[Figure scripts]
------------------------
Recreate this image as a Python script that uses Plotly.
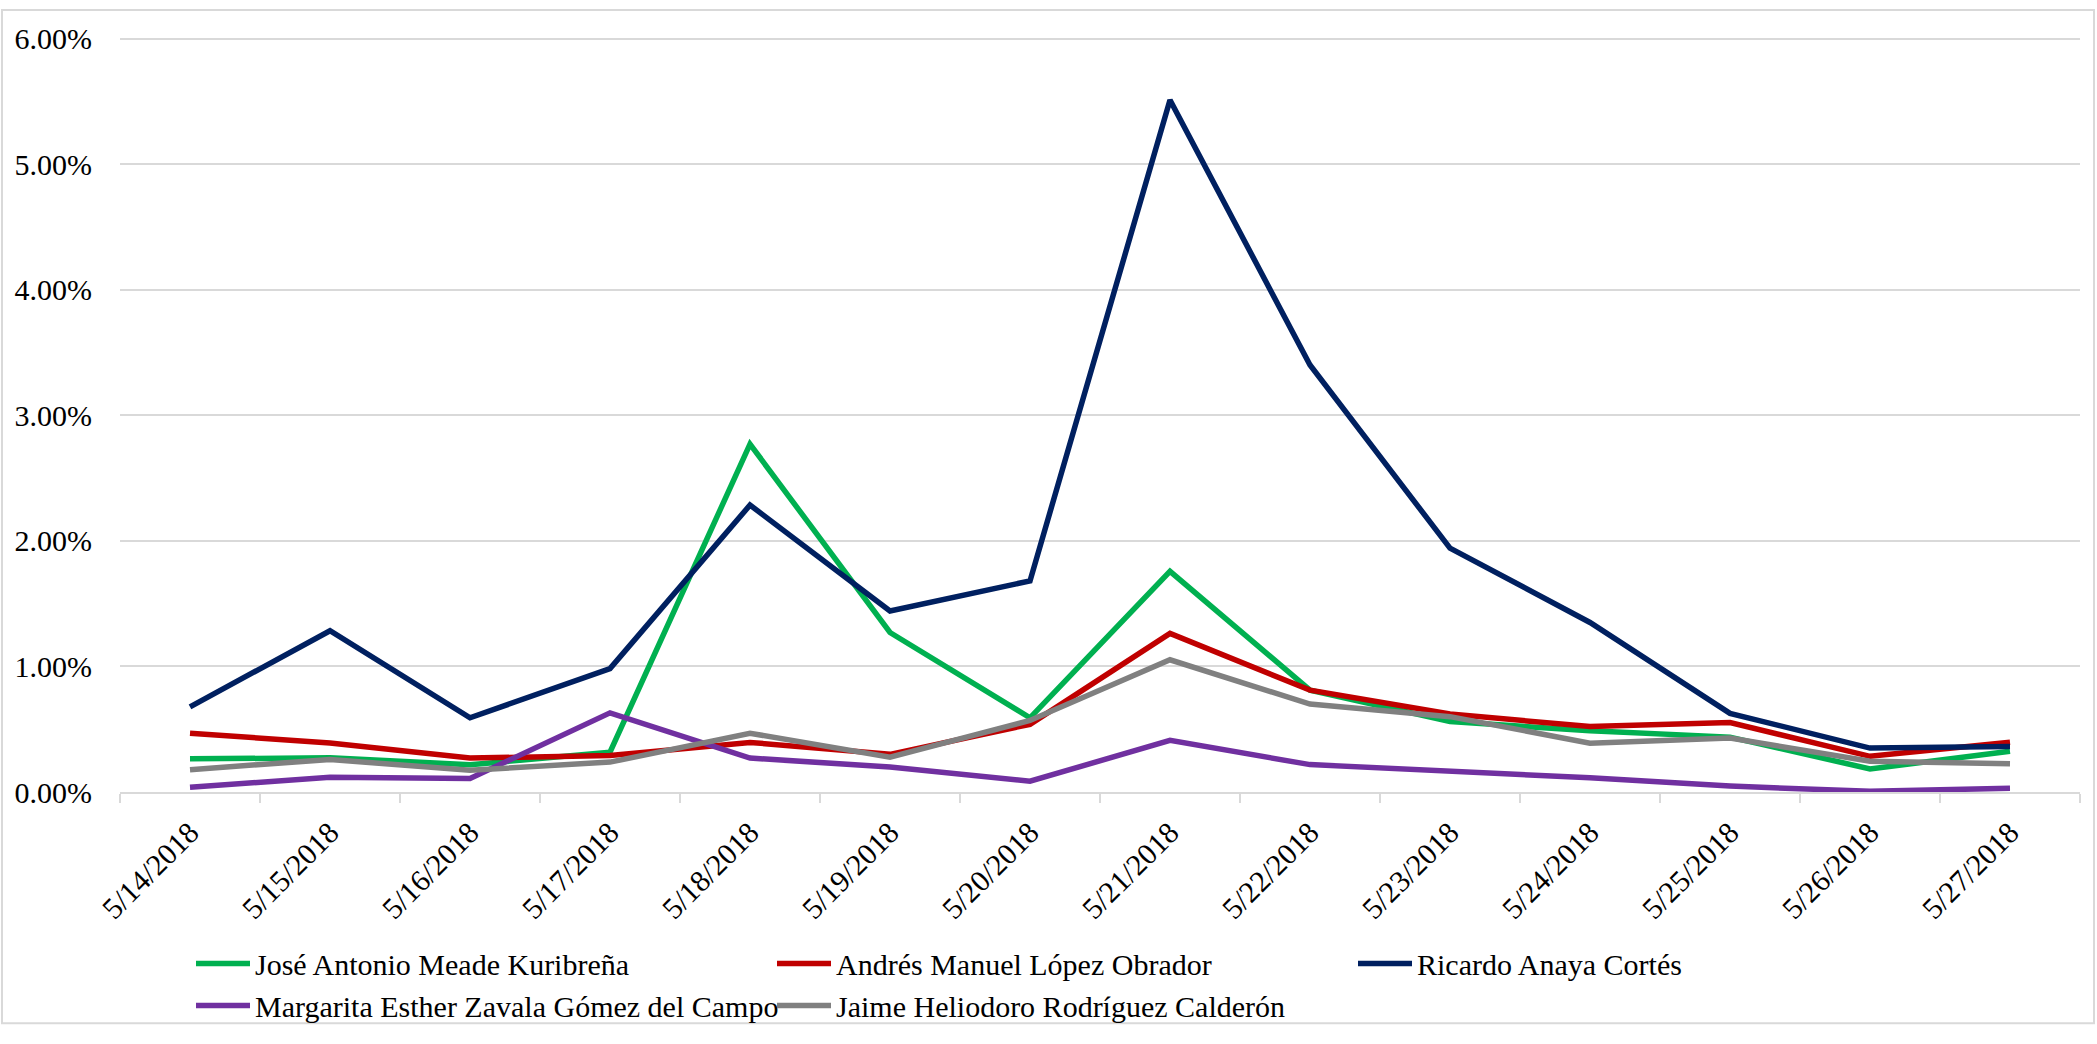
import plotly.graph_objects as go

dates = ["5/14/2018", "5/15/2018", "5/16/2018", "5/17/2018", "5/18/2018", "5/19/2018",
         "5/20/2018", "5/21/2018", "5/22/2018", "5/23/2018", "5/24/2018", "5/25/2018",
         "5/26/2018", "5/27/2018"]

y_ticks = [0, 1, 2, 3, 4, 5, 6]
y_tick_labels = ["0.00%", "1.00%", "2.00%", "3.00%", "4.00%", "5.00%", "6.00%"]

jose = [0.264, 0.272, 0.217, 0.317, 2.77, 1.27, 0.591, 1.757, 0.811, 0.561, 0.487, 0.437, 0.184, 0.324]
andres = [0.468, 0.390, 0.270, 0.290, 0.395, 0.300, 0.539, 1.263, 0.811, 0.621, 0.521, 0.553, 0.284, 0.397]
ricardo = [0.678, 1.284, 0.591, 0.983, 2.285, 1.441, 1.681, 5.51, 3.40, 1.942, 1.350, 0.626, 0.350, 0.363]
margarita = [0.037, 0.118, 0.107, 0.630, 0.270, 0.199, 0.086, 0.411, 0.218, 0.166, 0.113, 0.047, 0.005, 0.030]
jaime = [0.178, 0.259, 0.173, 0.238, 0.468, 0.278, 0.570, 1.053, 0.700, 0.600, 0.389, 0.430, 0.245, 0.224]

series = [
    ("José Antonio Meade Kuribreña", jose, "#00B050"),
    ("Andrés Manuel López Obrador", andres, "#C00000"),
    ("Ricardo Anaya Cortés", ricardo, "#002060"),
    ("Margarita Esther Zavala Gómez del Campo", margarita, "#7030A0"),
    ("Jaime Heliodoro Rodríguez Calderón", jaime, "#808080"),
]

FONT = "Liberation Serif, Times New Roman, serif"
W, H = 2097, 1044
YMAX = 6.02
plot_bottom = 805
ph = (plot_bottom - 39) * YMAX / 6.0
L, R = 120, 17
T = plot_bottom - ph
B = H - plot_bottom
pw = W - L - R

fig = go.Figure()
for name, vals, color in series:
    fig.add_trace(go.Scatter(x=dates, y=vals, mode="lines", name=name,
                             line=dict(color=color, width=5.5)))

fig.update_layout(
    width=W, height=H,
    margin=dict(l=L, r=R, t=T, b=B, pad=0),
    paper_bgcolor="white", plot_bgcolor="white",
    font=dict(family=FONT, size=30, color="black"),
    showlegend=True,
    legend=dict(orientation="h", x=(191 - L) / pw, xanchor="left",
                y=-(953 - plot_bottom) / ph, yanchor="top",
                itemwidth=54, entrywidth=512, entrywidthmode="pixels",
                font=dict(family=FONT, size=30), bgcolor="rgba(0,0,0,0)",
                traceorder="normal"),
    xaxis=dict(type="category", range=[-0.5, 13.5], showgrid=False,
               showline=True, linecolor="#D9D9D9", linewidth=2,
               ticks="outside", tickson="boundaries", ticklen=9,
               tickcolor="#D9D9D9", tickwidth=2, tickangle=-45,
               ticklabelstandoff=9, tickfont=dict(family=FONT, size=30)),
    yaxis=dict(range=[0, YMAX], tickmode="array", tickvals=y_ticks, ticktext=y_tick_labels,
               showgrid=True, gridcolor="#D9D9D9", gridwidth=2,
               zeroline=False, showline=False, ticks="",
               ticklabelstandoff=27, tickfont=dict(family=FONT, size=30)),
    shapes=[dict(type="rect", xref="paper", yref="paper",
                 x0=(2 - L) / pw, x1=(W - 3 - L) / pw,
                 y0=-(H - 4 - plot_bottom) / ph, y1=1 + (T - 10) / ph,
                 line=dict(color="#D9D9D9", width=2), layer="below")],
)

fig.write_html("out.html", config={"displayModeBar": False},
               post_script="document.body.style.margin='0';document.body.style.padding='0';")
------------------------
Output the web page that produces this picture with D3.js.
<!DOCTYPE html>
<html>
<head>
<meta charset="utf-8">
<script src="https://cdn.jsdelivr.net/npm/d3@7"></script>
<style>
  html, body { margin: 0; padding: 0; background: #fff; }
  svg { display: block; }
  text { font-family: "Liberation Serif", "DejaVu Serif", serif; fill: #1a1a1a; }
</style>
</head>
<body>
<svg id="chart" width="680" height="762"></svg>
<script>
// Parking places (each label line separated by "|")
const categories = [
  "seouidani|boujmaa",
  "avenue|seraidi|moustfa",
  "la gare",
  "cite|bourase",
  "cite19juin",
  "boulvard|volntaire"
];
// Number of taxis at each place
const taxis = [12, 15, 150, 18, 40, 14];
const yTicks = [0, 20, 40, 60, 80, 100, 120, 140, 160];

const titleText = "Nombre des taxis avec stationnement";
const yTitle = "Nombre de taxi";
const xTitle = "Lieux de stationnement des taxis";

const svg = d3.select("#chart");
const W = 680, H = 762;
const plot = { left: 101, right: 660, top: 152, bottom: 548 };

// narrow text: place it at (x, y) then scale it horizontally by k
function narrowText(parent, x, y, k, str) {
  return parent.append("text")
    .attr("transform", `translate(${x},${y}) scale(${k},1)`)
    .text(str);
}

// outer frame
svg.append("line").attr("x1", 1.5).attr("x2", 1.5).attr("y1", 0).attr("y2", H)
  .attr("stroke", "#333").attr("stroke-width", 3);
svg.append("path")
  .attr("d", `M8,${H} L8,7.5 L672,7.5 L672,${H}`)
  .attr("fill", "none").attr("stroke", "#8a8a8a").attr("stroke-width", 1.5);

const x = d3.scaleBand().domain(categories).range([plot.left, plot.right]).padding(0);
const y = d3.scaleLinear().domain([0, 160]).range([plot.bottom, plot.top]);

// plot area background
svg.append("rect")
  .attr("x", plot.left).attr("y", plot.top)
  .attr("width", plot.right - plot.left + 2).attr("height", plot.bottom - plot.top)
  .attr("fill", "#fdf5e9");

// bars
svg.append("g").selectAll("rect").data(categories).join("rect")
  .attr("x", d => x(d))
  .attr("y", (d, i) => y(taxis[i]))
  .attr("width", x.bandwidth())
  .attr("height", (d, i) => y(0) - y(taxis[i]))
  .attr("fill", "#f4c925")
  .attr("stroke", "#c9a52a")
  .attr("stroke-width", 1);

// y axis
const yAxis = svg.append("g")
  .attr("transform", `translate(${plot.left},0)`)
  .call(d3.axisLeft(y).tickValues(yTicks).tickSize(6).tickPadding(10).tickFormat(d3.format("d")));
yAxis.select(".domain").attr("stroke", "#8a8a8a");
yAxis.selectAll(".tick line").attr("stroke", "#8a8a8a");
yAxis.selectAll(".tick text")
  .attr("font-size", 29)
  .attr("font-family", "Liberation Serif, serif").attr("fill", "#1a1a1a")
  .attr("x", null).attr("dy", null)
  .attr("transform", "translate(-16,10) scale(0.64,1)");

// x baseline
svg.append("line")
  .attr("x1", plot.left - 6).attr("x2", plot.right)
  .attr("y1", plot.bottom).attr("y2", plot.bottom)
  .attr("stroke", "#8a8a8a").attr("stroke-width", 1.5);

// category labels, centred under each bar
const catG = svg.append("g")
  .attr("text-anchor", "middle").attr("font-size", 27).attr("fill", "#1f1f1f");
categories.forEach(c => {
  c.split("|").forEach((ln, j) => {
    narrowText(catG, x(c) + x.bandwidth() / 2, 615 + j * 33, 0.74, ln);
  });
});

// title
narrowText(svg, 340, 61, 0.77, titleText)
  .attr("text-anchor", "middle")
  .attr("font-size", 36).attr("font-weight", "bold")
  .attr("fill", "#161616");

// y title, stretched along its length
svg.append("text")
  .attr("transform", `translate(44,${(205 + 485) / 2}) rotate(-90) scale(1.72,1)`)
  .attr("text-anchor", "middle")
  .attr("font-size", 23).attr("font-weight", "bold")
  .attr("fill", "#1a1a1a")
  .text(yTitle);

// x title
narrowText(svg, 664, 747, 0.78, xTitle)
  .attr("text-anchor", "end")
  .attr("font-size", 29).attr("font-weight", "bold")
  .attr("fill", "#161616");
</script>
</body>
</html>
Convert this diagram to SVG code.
------------------------
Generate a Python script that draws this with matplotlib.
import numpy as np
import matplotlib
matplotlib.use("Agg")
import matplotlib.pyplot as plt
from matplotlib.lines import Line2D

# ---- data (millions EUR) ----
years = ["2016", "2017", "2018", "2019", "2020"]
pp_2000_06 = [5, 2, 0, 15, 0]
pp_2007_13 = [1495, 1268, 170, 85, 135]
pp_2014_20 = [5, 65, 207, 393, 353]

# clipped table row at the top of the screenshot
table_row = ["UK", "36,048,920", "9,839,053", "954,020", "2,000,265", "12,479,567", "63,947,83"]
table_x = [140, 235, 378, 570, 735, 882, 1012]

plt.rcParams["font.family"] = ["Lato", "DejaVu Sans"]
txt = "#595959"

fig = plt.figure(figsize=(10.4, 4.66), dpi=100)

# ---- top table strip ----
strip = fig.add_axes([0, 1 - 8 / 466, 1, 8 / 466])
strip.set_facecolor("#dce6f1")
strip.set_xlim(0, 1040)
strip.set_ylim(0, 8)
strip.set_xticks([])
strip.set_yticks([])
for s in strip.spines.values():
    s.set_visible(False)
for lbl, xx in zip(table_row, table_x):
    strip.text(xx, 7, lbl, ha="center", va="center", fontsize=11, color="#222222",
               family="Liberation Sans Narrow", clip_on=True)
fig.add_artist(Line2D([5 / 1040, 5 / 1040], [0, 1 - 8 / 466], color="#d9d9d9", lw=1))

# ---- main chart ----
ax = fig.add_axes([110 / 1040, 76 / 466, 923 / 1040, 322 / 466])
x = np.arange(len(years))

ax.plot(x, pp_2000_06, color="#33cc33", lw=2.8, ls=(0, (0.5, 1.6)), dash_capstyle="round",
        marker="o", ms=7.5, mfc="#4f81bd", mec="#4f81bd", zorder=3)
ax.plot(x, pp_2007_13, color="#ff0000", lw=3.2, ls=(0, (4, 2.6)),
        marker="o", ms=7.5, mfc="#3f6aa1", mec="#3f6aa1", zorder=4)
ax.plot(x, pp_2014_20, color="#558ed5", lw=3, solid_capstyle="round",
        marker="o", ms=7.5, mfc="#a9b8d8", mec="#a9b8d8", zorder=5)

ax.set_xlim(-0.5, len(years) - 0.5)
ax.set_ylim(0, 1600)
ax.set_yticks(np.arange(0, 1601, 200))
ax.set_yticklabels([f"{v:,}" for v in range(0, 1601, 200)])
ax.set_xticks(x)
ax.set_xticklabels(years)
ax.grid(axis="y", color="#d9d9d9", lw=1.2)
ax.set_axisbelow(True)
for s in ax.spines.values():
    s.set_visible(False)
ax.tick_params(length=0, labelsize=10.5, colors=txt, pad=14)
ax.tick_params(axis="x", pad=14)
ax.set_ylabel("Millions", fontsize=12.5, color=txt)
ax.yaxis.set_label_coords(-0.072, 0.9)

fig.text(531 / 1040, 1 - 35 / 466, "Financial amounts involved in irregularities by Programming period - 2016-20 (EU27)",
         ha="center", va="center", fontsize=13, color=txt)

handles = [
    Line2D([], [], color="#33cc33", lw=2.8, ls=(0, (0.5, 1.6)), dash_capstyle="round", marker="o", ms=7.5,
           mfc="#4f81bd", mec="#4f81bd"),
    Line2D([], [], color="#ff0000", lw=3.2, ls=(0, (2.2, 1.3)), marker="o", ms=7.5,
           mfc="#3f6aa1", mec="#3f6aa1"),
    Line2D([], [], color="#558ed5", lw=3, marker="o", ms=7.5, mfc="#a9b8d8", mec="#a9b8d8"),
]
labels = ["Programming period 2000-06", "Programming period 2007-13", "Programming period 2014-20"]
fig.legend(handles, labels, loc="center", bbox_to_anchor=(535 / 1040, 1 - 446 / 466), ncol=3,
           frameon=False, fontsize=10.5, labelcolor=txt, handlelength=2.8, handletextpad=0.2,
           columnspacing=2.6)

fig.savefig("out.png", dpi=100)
------------------------
• Your goal: The line with "Generate a Python" marks the start and the line with "fig = plt.figure(figsize=(10.4, 4.66), dpi=100)" marks the end; transcribe every line in that stretch, unchanged.

• Result:
Generate a Python script that draws this with matplotlib.
import numpy as np
import matplotlib
matplotlib.use("Agg")
import matplotlib.pyplot as plt
from matplotlib.lines import Line2D

# ---- data (millions EUR) ----
years = ["2016", "2017", "2018", "2019", "2020"]
pp_2000_06 = [5, 2, 0, 15, 0]
pp_2007_13 = [1495, 1268, 170, 85, 135]
pp_2014_20 = [5, 65, 207, 393, 353]

# clipped table row at the top of the screenshot
table_row = ["UK", "36,048,920", "9,839,053", "954,020", "2,000,265", "12,479,567", "63,947,83"]
table_x = [140, 235, 378, 570, 735, 882, 1012]

plt.rcParams["font.family"] = ["Lato", "DejaVu Sans"]
txt = "#595959"

fig = plt.figure(figsize=(10.4, 4.66), dpi=100)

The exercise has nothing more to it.